[Start DATASET EXCERPTS]

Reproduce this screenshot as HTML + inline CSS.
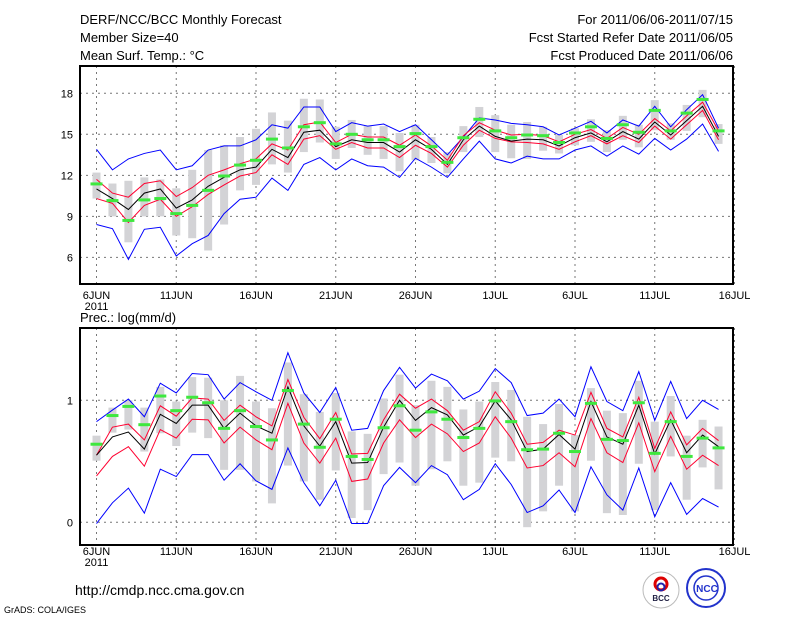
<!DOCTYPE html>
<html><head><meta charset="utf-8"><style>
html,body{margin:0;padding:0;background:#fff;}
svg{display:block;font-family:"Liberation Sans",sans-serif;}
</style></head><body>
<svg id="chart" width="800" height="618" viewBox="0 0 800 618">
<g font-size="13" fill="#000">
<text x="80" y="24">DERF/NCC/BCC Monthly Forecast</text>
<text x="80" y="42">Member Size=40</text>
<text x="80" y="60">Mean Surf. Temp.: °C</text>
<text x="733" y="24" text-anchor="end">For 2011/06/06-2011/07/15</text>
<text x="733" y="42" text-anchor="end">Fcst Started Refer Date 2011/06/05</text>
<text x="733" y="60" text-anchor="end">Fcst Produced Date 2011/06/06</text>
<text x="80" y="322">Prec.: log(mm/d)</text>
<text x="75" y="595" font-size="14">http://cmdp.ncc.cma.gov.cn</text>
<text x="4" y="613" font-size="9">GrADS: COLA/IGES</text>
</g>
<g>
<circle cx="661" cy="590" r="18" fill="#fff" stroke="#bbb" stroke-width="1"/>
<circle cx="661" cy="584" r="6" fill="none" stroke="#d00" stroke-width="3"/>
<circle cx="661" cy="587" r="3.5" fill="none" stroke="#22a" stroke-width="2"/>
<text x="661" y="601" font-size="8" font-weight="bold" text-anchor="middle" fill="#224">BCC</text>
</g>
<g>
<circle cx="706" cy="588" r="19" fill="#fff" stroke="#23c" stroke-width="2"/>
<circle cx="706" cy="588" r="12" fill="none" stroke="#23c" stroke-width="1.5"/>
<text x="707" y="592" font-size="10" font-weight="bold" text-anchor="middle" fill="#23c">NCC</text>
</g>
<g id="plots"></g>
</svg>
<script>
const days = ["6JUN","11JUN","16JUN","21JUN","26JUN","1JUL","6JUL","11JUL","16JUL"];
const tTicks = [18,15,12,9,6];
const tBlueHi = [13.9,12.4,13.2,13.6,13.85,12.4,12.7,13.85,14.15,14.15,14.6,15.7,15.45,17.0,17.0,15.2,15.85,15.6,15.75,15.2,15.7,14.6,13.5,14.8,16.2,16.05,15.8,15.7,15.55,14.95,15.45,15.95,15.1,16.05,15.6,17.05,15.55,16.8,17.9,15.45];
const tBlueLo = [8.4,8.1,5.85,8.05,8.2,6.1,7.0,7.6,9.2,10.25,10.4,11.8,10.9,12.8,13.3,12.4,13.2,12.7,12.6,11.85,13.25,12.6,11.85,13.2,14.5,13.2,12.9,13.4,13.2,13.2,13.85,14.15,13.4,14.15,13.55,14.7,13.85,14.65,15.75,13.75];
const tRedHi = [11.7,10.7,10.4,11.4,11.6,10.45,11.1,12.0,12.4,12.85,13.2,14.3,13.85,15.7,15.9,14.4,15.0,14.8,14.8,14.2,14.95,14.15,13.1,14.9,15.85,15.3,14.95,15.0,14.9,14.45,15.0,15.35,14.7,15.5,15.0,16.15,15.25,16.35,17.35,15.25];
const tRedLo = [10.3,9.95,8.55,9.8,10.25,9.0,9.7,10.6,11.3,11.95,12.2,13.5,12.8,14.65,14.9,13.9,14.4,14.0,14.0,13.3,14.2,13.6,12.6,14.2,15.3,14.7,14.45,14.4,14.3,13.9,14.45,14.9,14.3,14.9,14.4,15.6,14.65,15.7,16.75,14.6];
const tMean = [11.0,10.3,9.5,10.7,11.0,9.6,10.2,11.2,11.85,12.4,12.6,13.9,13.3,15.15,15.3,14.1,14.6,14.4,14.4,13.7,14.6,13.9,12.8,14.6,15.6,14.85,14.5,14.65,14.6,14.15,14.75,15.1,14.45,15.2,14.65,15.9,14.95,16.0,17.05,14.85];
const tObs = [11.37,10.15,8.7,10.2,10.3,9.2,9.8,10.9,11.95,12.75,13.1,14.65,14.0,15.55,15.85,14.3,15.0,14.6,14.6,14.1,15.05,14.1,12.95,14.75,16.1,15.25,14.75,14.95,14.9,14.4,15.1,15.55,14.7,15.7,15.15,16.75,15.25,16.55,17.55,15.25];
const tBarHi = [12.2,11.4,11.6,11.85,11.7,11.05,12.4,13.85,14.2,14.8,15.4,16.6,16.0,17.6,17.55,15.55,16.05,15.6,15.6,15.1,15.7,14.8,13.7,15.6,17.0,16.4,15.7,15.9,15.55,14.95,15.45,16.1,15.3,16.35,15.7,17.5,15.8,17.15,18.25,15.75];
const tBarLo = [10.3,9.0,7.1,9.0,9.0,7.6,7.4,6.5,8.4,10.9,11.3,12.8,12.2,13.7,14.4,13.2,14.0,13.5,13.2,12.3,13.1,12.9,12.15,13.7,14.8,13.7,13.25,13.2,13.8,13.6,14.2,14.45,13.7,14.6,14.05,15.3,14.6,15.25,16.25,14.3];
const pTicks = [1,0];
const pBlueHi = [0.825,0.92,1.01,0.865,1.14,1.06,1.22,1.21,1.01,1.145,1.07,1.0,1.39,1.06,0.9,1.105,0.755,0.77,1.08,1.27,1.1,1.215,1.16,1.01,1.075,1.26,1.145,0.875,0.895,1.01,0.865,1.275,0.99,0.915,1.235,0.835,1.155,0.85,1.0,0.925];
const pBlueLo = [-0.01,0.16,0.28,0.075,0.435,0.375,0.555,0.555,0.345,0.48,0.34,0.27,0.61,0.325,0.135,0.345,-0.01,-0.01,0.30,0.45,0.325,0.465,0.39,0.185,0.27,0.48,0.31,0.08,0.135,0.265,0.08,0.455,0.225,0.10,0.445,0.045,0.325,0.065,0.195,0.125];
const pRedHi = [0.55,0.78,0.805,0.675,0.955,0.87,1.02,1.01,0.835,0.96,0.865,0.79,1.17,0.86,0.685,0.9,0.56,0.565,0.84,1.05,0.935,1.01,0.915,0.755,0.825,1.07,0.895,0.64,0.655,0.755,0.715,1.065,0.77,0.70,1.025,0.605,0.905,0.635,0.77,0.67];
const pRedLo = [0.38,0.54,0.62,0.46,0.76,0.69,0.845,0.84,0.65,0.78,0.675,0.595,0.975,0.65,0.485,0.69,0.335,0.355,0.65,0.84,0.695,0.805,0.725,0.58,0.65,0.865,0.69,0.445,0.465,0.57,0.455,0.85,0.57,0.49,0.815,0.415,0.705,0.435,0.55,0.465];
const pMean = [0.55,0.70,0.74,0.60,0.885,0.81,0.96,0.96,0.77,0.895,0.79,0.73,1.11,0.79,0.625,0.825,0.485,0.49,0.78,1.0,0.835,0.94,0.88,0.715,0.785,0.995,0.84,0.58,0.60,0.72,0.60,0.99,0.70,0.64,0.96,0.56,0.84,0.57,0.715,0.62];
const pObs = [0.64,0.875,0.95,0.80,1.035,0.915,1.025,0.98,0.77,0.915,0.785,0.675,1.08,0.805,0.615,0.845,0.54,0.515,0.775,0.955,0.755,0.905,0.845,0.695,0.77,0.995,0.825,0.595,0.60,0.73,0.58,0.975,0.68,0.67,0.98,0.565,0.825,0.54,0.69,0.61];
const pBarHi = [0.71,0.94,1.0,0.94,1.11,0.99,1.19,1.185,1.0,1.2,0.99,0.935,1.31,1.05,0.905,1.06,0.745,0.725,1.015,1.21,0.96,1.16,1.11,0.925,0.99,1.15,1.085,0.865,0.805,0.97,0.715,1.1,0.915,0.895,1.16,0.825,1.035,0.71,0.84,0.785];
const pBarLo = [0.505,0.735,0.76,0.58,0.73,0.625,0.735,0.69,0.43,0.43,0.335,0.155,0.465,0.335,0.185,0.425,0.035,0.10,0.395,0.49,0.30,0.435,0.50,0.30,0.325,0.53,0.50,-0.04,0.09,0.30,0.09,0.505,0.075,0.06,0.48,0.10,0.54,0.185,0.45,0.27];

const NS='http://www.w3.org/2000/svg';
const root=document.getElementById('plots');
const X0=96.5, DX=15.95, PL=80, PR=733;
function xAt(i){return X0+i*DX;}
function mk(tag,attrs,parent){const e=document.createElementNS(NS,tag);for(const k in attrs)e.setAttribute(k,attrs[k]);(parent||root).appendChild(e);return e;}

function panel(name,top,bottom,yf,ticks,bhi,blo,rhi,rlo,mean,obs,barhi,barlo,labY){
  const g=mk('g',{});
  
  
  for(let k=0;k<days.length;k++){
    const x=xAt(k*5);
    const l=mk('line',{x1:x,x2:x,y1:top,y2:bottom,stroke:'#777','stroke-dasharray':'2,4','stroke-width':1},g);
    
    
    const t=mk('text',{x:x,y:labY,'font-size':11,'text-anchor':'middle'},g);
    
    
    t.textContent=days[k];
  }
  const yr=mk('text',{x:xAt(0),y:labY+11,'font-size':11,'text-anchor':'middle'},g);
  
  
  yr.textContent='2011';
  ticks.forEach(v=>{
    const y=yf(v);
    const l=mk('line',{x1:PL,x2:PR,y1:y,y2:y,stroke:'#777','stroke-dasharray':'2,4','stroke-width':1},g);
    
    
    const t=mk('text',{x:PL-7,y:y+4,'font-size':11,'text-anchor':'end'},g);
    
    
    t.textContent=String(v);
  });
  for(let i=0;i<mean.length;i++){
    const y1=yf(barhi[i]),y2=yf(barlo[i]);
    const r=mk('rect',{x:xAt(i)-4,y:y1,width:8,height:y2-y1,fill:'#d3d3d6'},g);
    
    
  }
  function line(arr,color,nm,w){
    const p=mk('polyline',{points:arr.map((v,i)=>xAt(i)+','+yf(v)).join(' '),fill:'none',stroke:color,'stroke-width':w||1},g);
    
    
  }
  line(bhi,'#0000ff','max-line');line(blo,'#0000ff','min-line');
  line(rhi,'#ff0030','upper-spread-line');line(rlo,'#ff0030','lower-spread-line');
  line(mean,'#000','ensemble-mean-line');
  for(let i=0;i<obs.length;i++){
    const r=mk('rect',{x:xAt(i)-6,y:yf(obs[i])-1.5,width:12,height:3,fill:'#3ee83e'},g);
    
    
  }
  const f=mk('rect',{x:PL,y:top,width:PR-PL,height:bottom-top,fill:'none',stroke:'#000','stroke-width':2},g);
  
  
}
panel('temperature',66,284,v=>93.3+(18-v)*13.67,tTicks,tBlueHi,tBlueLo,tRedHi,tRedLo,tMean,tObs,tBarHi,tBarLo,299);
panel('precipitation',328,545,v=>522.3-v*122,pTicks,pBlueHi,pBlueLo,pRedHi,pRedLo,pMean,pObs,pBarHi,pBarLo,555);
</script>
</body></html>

[End DATASET EXCERPTS]
[Start DATASET EXCERPTS]

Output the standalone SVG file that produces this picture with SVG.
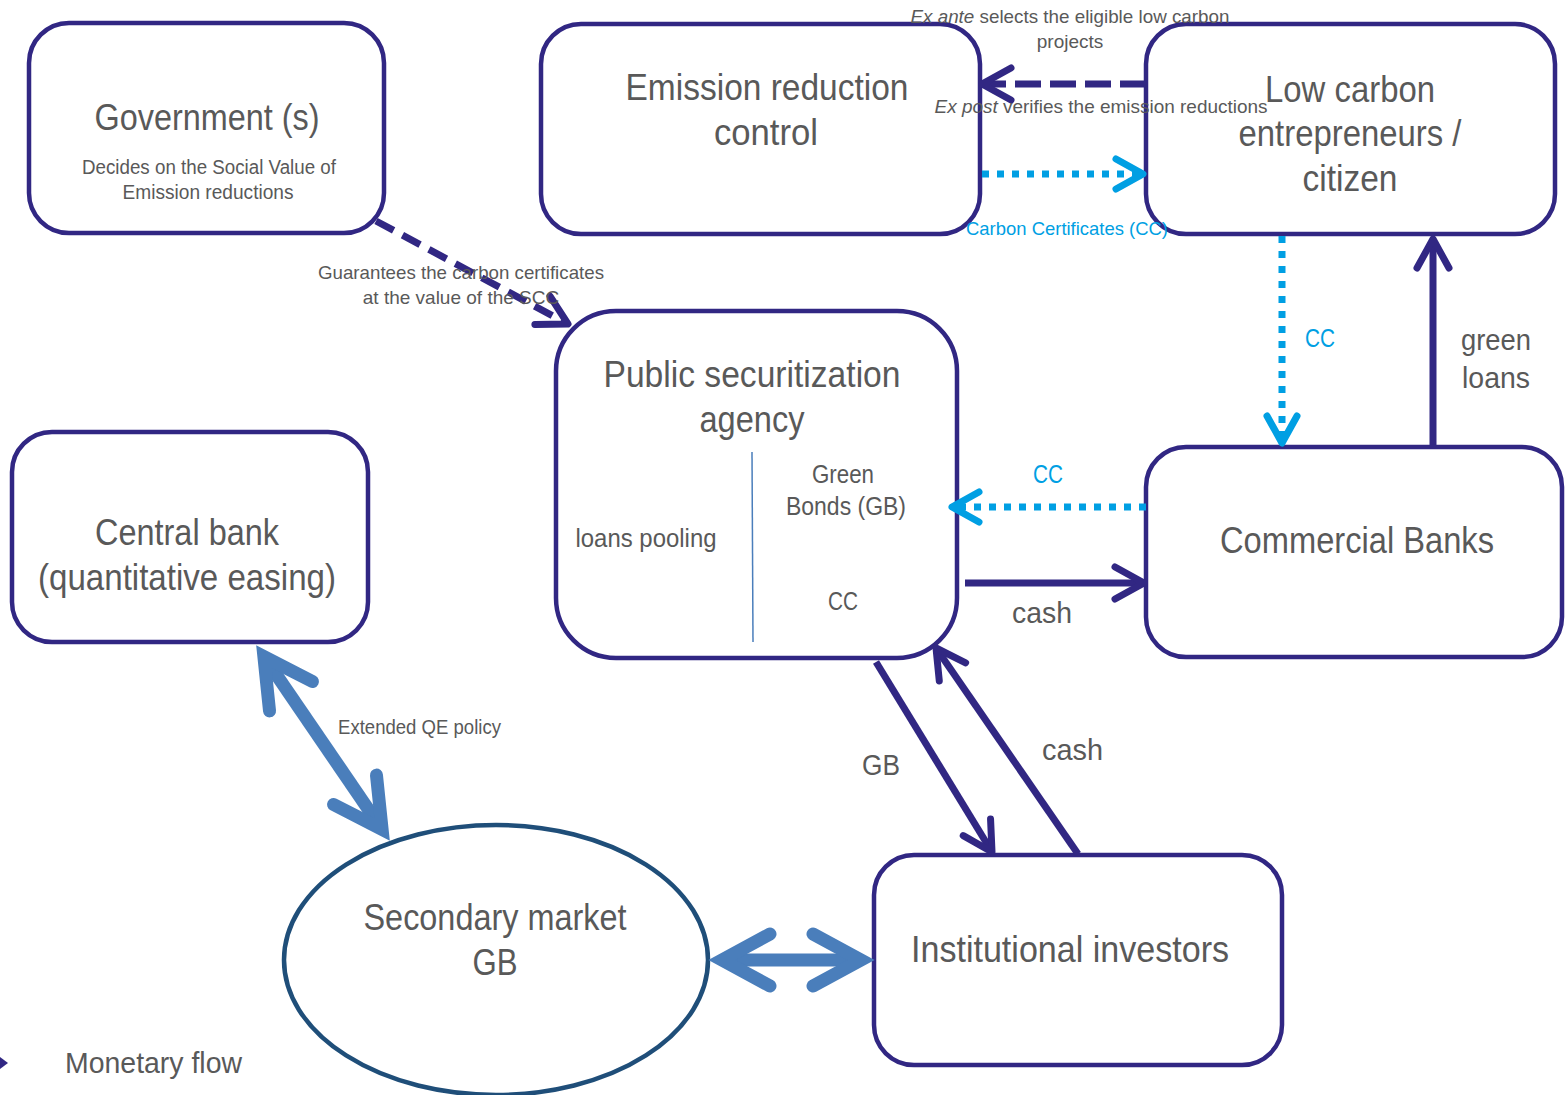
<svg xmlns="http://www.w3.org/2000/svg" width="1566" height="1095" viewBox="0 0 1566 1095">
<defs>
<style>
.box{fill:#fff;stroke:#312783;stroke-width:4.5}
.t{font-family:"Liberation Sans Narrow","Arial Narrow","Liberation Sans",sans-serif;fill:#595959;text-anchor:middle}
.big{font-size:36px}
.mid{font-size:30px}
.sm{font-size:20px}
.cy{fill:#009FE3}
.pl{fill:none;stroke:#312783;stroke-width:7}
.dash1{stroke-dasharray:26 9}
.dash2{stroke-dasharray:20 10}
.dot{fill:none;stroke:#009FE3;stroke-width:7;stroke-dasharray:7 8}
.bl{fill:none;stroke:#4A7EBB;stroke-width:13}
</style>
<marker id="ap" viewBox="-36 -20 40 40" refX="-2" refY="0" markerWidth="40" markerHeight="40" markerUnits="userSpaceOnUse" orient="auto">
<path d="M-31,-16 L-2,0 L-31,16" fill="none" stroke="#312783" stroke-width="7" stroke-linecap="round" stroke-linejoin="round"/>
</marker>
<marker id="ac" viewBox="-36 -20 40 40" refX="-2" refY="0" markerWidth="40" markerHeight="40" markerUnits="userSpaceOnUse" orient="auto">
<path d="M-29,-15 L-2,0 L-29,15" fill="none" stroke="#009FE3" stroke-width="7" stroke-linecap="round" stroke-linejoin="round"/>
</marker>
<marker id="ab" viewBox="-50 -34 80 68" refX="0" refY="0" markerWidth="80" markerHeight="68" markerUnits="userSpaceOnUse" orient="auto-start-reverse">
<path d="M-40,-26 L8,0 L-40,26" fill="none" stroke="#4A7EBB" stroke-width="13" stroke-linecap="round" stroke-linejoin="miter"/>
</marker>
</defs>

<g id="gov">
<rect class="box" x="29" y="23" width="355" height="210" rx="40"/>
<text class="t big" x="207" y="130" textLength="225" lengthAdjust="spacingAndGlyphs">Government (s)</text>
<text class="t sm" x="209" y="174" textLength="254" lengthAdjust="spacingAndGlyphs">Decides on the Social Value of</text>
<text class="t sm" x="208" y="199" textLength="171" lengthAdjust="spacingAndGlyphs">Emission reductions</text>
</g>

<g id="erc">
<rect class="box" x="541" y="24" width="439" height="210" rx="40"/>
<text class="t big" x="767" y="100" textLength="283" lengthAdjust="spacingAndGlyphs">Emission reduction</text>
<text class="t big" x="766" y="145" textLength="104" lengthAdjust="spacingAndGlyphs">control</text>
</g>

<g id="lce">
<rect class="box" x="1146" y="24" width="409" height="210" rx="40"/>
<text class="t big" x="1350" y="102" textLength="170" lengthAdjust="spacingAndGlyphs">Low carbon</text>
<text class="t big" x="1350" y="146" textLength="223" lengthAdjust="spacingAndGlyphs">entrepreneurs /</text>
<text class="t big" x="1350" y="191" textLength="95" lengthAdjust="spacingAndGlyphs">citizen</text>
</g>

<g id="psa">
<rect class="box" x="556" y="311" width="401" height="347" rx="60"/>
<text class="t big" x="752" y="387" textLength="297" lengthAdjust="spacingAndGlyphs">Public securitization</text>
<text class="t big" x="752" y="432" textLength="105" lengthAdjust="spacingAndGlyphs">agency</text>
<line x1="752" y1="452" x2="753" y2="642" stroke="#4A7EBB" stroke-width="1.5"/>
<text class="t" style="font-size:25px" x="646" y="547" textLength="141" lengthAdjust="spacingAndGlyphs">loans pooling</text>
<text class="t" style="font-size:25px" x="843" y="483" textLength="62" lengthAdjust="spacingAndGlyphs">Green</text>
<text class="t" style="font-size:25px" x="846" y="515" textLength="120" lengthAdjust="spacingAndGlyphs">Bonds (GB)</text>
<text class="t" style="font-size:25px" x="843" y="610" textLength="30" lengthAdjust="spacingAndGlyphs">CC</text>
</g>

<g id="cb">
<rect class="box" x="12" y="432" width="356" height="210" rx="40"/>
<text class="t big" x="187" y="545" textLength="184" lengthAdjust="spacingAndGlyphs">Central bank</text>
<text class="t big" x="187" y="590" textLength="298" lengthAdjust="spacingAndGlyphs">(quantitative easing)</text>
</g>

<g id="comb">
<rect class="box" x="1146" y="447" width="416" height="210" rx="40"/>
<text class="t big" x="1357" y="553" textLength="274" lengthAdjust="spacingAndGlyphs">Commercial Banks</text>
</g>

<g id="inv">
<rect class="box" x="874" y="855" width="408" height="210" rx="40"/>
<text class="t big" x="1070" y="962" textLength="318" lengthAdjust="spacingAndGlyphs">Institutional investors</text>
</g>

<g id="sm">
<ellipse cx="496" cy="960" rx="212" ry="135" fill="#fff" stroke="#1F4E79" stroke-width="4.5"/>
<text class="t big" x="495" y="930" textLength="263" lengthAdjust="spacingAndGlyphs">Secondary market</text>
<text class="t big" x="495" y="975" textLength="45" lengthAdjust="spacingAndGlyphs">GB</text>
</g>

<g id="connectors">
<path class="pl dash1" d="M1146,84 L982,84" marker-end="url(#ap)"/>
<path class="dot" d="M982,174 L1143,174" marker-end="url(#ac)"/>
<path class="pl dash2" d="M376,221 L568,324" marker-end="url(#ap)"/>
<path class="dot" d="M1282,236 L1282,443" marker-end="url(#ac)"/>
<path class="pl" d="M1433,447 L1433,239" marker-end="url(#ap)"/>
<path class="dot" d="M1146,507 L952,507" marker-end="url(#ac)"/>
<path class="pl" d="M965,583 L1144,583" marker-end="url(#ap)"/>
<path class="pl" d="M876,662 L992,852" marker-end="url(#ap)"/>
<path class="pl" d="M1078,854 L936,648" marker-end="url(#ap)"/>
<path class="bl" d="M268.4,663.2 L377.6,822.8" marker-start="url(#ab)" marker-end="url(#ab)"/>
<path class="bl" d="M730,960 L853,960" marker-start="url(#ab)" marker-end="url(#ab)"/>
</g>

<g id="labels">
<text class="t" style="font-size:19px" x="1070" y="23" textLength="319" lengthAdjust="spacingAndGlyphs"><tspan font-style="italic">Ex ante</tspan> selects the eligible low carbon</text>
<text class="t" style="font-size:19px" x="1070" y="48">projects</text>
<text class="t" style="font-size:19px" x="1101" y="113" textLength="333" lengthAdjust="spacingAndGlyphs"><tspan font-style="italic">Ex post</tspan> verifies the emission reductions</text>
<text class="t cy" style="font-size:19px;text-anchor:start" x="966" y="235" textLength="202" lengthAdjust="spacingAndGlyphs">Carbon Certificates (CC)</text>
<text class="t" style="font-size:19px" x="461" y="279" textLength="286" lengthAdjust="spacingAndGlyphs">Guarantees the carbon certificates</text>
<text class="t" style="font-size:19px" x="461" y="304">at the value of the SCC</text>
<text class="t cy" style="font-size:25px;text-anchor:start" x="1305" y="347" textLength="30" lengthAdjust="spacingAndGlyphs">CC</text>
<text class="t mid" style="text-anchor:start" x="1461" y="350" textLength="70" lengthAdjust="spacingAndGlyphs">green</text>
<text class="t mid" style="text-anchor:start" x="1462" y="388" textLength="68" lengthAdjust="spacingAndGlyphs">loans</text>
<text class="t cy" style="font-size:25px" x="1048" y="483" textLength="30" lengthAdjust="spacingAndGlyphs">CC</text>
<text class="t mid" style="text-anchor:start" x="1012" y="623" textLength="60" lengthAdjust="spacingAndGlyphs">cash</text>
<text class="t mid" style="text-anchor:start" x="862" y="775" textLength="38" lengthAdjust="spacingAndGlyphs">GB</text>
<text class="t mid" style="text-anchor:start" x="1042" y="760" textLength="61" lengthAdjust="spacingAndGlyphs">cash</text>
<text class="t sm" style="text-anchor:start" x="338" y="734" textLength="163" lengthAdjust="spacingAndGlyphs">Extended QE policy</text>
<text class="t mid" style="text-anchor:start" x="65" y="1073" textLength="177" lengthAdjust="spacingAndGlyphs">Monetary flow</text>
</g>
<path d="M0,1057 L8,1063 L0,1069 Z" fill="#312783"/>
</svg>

[End DATASET EXCERPTS]

- **WHAT IS EXPECTED**
Filter the entries down to the lines containing "this". Copy each of those lines.

- **WRITTEN SOLUTION**
Reproduce this screenshot as HTML + inline CSS.
Output the standalone SVG file that produces this picture with SVG.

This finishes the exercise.